Correction to Stock Purchase Agreement among 11 Good Energy, Inc., 11 Good’s Energy, Ltd., Aaron R. Harnar, and Susan K. Livengood

Summary

This document is a correction to a previously signed Stock Purchase Agreement dated June 22, 2007, between 11 Good Energy, Inc. (the buyer), 11 Good’s Energy, Ltd. (the target), and sellers Aaron R. Harnar and Susan K. Livengood. The correction clarifies that Clayton Livengood is to receive 2,782,000 shares of common stock as consideration for a consulting agreement, amending the original agreement to reflect the correct number of shares.

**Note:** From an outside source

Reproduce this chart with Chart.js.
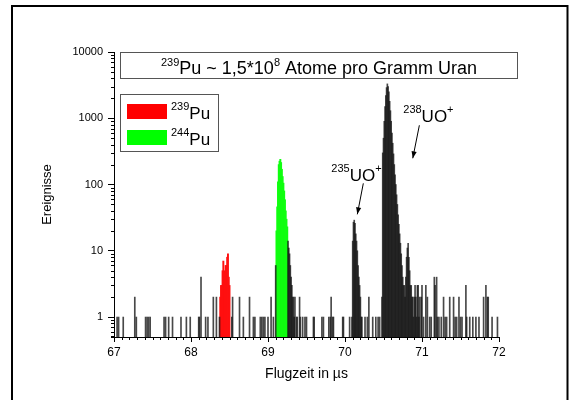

All parties acknowledge and accept this correction as of the stated date.

EX-2.2 3 c60913_ex2-2.htm

Exhibit 2.2

Correction to Stock Purchase Agreement

 

This Correction to Stock Purchase Agreement (this “Correction”) is entered into as of June 22, 2007, by 11 Good Energy, Inc., a Delaware corporation (the “Buyer”), Aaron R. Harnar (“Harnar”) and Susan K. Livengood (“S. Livengood”) (collectively, the “Sellers”), and 11 Good’s Energy, Ltd., an Ohio limited liability company (the “Target”).

 

The parties have entered into a Stock Purchase Agreement dated as of June 22, 2007 (the “Purchase Agreement”).

 

In Section 2.2(a) of the Agreement, reference is made to the number of shares of common stock that Clayton Livengood (“C Livengood”) is to obtain as consideration for the Consulting Agreement (which is defined in the Purchase Agreement) (“Clay’s Shares”).

 

The number of Clay’s Shares indicated in Section 2.2(a) of the Purchase Agreement is incorrect.

 

The number of Clay’s Shares should be 2,782,000 shares.

 

The parties hereby amend the Purchase Agreement in accordance with the foregoing.

 

The Parties have executed and delivered this Correction to Stock Purchase Agreement as of the date first written above.

 

 

  11 GOOD ENERGY, INC.
     
  By:    
 

 

Frederick C. Berndt, CEO

     
  11 GOOD’S ENERGY, LTD.
     
  By:    
 

 

Susan K. Livengood, President

     
       
 

 

Susan K. Livengood, Seller

     
       
 

 

Aaron R. Harnar, Seller

     
     
Clayton Livengood hereby acknowledges and accepts the foregoing.